There’s a very specific kind of person who will save a Jacquemus bag on Pinterest, stare at it for weeks, convert the price into rands, gasp… and then still try to justify it. Because it’s foreign. Because it feels like access.
Keketso Morolong 30.03.2026
But zoom out for a second. The rand is doing gymnastics, the cost of living is climbing, and yet our carts are still filled with international labels. Not out of necessity, but out of habit.
As David Tlale has pointed out, South Africans often prioritise global brands over local designers, even when the quality, creativity, and craftsmanship are comparable. In an economy where every rand has to stretch, that preference starts to look less like taste and more like conditioning.
Let’s be honest. Buying from Gucci isn’t just about the item. It’s about what the item *signals*. For years, luxury fashion worked as a clear status marker. If you had it, you had “made it.”
But that signal is getting weaker.
Luxury is more accessible than it used to be. Between resale platforms, payment plans, and a counterfeit market that is constantly evolving, the exclusivity is diluted. Studies on consumer behaviour show that people use luxury goods to communicate identity and status, but when access widens, the signal loses its sharpness.

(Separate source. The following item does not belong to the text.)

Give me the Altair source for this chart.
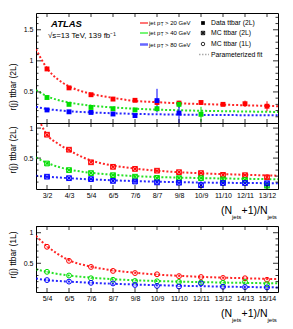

Add the “fake it till you make it” culture, and suddenly the logo alone is not convincing anyone. The outfit has to make sense. The lifestyle has to align. And most importantly, your taste has to feel intentional.
So no, wearing Gucci is not automatically the flex it used to be. Not when the counterfeit market is thriving, and not when people are paying closer attention to how you wear something, not just what you wear.
This is where local brands quietly step in.
If you love the sculptural minimalism and earthy tones of Jacquemus, then Uniform by Luke Radloff should already be on your radar. Think clean lines, neutral palettes, and silhouettes that feel considered without trying too hard. It’s the same quiet luxury energy, just grounded in context.
And if your mood board leans toward the polished femininity of Dior, then House of Ole offers that same elegance, with a perspective that feels more personal and less performative.
Here’s the part we don’t talk about enough. South Africa’s retail, wholesale, and motor trade sector contributes roughly 15 percent to the GDP, with clothing and textiles forming a key part of that ecosystem. At the same time, billions circulate through the global luxury market, including money spent by South African consumers.
When we consistently choose foreign luxury, that money exits the local economy. It doesn’t support local designers, manufacturers, or innovation. It leaves.
Supporting local brands means your money is not just disappearing overseas like a debit order you forgot to cancel. It stays. It circulates. It builds something. Jobs, industries, opportunities, actual impact.
And let’s be clear, local is not the backup plan. Choosing local actually requires more intention. You’re not relying on a logo to carry the look. You’re building a point of view. You’re developing taste.
Because at some point, it stops being about what you’re wearing and starts being about what you’re reinforcing. And right now, your wardrobe might be doing more for Europe than it is for you.